## Task details
Write each line of the material exactly as given, from the top through the line that contains "conc_bow_err = [0.032, 0.02, 0.03]", and omit all pictures.

## Dataset excerpt
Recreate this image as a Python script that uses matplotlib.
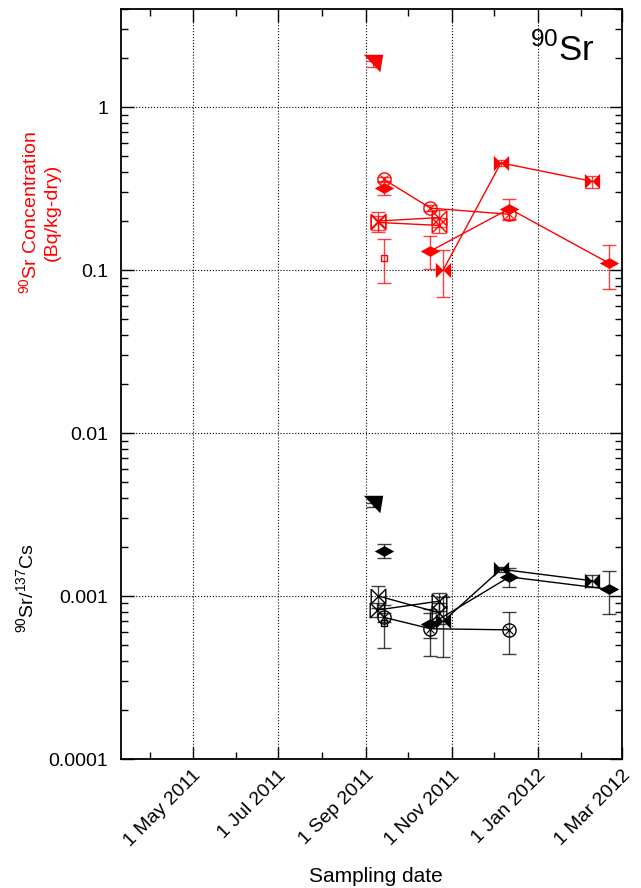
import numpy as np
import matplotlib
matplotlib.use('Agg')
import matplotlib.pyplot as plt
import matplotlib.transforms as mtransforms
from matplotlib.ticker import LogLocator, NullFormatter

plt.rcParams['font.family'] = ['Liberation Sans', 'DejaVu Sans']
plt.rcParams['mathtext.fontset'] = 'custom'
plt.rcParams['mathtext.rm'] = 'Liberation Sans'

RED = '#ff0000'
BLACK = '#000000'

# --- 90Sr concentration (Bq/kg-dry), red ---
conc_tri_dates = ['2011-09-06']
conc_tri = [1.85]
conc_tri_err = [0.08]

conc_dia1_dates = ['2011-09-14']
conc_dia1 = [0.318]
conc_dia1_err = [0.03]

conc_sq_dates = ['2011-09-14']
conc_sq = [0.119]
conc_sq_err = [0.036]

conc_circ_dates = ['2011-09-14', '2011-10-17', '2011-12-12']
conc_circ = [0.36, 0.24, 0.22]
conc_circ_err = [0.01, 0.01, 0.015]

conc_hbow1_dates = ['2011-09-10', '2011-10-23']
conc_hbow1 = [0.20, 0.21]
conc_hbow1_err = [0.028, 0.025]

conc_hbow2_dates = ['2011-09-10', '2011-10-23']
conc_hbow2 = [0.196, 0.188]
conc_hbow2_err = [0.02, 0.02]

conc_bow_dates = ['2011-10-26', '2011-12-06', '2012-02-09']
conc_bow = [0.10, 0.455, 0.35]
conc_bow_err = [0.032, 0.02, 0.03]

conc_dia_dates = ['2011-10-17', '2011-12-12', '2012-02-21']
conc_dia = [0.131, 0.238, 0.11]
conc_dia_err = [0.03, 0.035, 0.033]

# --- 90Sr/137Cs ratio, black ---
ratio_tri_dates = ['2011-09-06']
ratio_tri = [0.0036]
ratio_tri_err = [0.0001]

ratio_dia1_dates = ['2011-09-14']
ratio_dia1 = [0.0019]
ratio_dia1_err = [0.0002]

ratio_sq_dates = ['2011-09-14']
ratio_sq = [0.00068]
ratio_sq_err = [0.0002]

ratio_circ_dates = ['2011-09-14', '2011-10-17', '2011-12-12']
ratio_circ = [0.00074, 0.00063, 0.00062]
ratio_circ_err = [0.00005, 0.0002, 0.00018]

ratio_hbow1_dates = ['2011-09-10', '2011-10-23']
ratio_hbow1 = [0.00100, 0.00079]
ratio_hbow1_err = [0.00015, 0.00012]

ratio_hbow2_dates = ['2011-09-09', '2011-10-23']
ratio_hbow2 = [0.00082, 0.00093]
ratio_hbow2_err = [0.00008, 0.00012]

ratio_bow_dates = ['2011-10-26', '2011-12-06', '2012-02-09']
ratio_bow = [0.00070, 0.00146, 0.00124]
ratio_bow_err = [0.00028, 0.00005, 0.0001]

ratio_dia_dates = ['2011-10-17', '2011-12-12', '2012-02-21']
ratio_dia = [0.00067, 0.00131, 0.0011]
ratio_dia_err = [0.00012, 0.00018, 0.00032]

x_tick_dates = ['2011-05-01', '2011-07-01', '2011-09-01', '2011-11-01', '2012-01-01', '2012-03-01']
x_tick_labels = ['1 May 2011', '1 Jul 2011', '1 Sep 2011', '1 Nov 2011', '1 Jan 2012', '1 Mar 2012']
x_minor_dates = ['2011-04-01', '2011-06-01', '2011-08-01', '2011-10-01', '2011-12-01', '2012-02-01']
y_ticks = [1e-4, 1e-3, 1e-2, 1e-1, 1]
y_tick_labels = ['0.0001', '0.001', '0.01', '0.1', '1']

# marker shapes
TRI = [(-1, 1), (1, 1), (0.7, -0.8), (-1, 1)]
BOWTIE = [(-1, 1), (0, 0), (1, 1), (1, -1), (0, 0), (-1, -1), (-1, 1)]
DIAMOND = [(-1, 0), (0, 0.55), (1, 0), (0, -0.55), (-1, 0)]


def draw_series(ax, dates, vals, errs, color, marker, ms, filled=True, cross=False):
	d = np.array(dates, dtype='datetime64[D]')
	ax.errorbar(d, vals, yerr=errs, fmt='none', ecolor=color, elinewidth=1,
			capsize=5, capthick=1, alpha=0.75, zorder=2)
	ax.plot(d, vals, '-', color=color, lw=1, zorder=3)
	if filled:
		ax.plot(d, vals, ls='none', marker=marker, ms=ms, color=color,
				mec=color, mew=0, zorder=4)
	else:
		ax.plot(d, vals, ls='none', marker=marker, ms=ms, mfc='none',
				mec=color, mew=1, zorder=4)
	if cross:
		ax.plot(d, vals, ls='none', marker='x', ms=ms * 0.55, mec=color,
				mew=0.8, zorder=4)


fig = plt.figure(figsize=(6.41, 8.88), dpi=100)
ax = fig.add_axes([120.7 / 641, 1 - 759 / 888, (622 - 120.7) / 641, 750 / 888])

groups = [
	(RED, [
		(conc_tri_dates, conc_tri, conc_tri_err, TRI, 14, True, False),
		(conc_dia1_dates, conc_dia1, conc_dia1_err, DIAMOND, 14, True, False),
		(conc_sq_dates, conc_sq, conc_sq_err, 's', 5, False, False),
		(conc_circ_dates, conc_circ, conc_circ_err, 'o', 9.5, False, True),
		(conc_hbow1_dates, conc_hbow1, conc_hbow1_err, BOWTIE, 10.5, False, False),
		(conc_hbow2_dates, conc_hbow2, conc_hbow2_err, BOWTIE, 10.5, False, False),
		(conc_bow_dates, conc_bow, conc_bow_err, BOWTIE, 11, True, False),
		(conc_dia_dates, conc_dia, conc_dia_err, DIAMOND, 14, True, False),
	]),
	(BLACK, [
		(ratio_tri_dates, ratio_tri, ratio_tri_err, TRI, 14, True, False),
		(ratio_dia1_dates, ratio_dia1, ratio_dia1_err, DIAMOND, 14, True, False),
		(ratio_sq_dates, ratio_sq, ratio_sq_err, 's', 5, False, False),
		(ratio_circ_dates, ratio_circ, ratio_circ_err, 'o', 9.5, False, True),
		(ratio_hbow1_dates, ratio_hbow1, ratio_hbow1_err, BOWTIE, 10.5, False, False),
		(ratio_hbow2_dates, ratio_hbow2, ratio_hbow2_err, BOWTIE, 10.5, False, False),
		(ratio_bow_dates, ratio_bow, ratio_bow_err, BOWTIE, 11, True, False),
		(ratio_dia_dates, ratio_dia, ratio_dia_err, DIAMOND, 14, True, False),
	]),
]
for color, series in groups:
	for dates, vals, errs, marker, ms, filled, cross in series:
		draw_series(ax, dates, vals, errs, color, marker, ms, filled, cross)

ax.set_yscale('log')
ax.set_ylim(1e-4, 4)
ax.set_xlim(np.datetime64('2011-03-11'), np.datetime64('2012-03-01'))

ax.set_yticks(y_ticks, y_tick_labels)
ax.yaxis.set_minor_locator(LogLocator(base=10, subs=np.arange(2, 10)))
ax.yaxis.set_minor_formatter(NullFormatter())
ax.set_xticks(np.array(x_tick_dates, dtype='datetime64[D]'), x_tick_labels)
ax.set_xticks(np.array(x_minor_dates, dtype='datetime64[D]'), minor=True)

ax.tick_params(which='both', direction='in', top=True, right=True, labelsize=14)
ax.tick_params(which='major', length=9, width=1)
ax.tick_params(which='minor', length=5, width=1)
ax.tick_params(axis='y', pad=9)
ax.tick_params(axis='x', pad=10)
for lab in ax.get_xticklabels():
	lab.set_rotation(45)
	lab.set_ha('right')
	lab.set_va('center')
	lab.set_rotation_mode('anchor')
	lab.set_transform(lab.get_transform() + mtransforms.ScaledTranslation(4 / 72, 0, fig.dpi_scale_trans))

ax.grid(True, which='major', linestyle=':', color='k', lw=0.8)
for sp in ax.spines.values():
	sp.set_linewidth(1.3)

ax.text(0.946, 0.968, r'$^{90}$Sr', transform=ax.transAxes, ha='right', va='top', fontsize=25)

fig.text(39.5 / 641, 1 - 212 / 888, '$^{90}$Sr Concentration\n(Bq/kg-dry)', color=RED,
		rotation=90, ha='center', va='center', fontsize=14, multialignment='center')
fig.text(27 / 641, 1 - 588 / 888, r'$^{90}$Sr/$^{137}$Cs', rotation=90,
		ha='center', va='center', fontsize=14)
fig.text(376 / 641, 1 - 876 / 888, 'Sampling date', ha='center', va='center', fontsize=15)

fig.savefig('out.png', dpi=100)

## Result
Recreate this image as a Python script that uses matplotlib.
import numpy as np
import matplotlib
matplotlib.use('Agg')
import matplotlib.pyplot as plt
import matplotlib.transforms as mtransforms
from matplotlib.ticker import LogLocator, NullFormatter

plt.rcParams['font.family'] = ['Liberation Sans', 'DejaVu Sans']
plt.rcParams['mathtext.fontset'] = 'custom'
plt.rcParams['mathtext.rm'] = 'Liberation Sans'

RED = '#ff0000'
BLACK = '#000000'

# --- 90Sr concentration (Bq/kg-dry), red ---
conc_tri_dates = ['2011-09-06']
conc_tri = [1.85]
conc_tri_err = [0.08]

conc_dia1_dates = ['2011-09-14']
conc_dia1 = [0.318]
conc_dia1_err = [0.03]

conc_sq_dates = ['2011-09-14']
conc_sq = [0.119]
conc_sq_err = [0.036]

conc_circ_dates = ['2011-09-14', '2011-10-17', '2011-12-12']
conc_circ = [0.36, 0.24, 0.22]
conc_circ_err = [0.01, 0.01, 0.015]

conc_hbow1_dates = ['2011-09-10', '2011-10-23']
conc_hbow1 = [0.20, 0.21]
conc_hbow1_err = [0.028, 0.025]

conc_hbow2_dates = ['2011-09-10', '2011-10-23']
conc_hbow2 = [0.196, 0.188]
conc_hbow2_err = [0.02, 0.02]

conc_bow_dates = ['2011-10-26', '2011-12-06', '2012-02-09']
conc_bow = [0.10, 0.455, 0.35]
conc_bow_err = [0.032, 0.02, 0.03]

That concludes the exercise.